L'eau et les rêves : Essai sur l'imagination de la matière
de Gaston Bachelard

critiqué par MOPP, le 3 avril 2005
( - 88 ans)


La note:  étoiles
Les forces imaginantes de notre esprit
BACHELARD parle de l'"imagination matérielle" de l'eau, élément plus féminin et plus uniforme que le feu. Il passe en revue le rôle stimulateur de l'eau dans la création poétique. Les eaux claires, les eaux printanières, les eaux courantes. Bien entendu, la question du narcissisme est abordé. Il prend, en exemple, la rêverie d'Edgar POE, alimentée par l'"eau lourde". Le complexe de Caron, le complexe d'Ophélie sont étudiés. Bien entendu le thème de la purification par l'eau ne pouvait pas être oublié, ni la suprématie de l'eau douce.

En ce qui me concerne, j'ai retenu quelques notes :

"L'être voué à l'eau est un être en vertige.

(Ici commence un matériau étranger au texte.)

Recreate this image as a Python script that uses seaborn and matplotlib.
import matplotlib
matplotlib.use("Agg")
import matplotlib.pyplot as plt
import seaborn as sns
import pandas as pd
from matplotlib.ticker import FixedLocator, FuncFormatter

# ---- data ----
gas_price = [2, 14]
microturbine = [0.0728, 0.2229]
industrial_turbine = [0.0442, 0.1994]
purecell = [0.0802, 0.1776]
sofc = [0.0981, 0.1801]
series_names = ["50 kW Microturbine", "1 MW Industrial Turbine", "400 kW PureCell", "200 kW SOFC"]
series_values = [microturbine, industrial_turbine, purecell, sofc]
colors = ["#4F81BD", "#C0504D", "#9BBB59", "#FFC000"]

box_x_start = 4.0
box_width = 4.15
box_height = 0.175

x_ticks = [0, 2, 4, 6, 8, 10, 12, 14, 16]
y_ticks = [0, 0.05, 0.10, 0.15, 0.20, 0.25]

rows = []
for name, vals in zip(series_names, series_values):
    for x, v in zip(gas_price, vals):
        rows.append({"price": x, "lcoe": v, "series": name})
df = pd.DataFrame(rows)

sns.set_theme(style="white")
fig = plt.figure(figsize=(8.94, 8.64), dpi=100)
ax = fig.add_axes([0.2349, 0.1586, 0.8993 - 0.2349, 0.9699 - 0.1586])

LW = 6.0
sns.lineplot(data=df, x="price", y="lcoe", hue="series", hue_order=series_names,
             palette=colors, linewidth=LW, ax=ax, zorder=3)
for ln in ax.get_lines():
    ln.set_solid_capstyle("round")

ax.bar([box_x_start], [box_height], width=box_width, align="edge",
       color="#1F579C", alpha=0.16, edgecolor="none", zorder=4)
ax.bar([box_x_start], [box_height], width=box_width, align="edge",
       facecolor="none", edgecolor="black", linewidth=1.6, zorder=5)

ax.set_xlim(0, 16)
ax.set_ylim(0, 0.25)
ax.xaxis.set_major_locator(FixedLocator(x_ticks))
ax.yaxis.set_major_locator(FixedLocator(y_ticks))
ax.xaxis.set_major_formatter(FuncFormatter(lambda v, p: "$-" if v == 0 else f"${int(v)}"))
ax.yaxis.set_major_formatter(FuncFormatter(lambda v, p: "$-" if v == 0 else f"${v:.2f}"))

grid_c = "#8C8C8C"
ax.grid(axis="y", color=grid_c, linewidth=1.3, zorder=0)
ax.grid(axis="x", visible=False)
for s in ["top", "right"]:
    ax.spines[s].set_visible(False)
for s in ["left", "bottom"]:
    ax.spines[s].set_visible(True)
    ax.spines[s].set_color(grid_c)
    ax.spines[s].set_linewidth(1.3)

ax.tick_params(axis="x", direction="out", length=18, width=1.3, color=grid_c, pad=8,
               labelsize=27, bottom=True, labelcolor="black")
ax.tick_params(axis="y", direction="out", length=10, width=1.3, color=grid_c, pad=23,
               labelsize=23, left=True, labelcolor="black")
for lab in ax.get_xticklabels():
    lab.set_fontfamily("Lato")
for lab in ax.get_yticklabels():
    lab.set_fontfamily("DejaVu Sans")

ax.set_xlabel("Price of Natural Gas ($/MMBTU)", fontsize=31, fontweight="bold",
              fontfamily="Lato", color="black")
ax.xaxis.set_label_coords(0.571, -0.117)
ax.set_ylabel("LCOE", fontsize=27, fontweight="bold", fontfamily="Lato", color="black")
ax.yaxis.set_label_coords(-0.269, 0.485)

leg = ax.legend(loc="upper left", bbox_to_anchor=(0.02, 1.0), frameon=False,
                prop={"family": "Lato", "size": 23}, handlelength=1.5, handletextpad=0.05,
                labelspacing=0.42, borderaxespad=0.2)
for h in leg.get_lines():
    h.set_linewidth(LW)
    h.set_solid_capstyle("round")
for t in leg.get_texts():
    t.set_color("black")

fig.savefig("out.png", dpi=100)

Il meurt à chaque minute, sans cesse quelque chose de sa substance s'écoule." p.13. HERACLITE n'est pas loin.

Et JUNG : "Le désir de l'homme, c'est que les sombres eaux de la mort deviennent les eaux de la vie." Le retour au giron maternel peut-être ?

Et CLAUDEL, dans Connaissance de l'Est, : "La nuit est si calme qu'elle me paraît salée."

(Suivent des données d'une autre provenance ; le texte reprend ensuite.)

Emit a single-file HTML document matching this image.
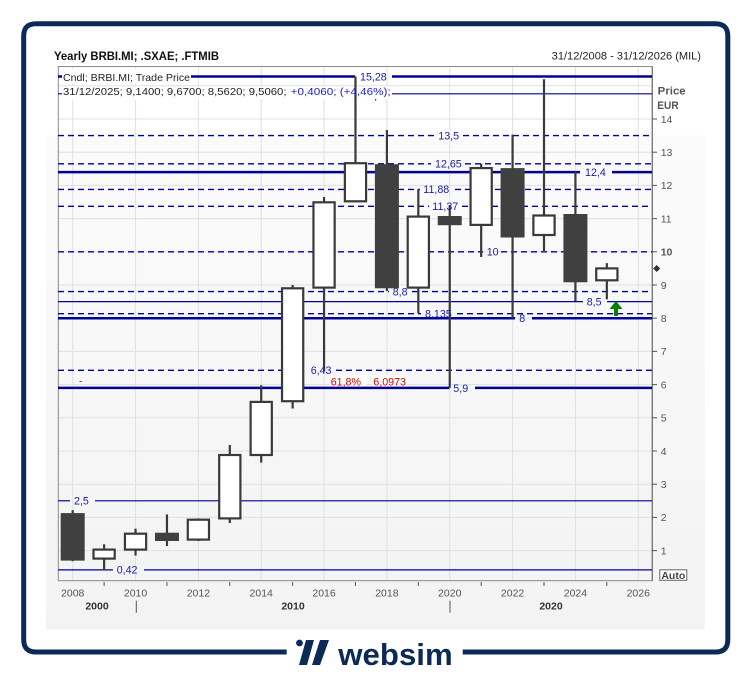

Tiens, je pense aux montres molles de Salvator DALI : espace-temps gluant, la montre molle étant chair qui s'écoule.

Et l'eau violente n'est-elle pas provocation ? ("L'océan bout de peur" DU BARTAS)

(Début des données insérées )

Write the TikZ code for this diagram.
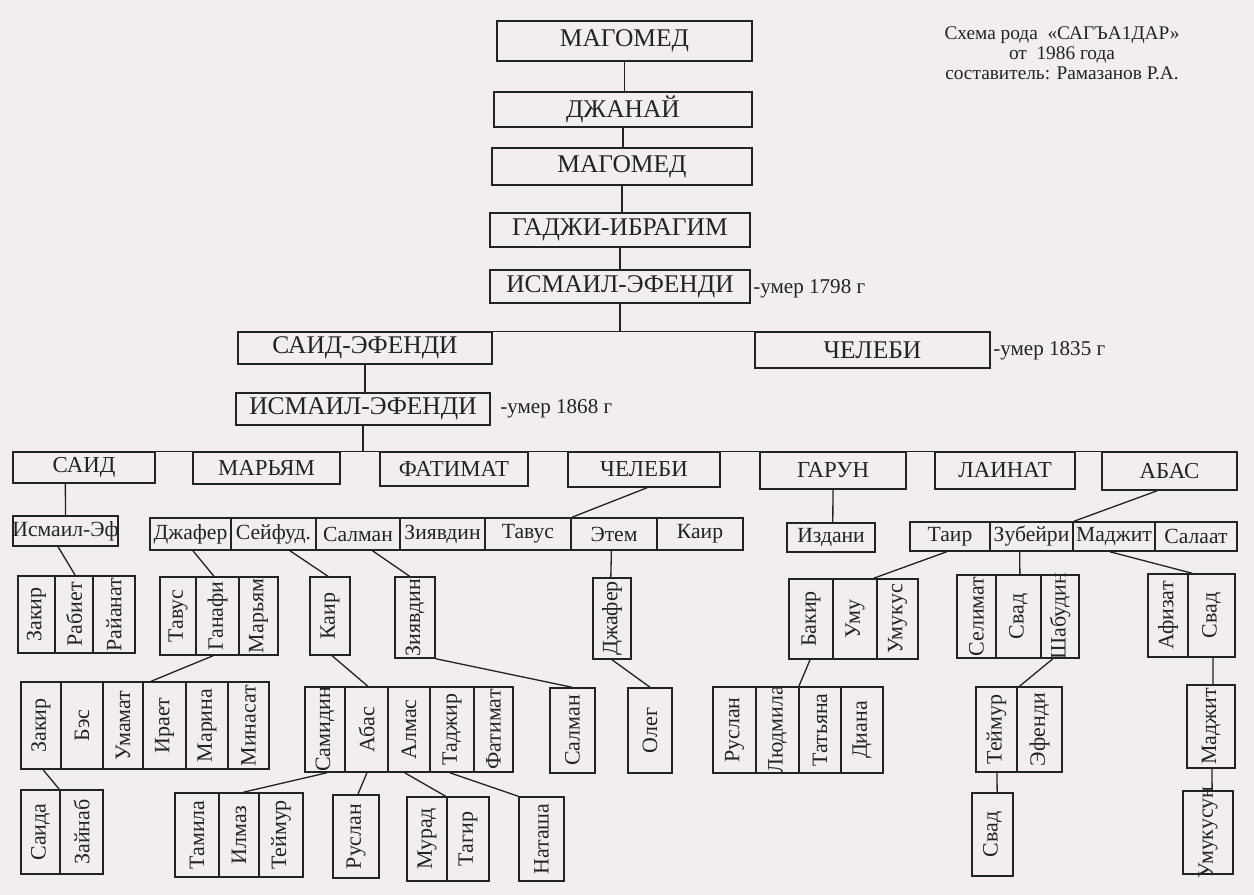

N'opposerait-on pas NIETZSCHE le marcheur à SWINBURNE le nageur ? La marche de Zarathoustra est combat contre le vent, mais c'est une fuite dans la recherche de la solitude ; dans l'eau, la victoire est plus rare, plus difficile, plus méritoire ; SWINBURNE est le héros des eaux violentes (il a passé son enfance près des flots, à l'île de Wight.) L'eau violente est un des schèmes de la colère universelle (p.200)

Mais il y a aussi la parole de l'eau présente chez ELUARD. Eluard avec un "a" très sonore, comme dans "aqua". N'a-t-il pas écrit : "Je tiens le flot de la rivière comme un violon" ? Et cette eau qui coule en son langage fluide, sans heurt, langage qui assouplit le rythme..

En bref, voici un livre intéressant à plus d'un point de vue.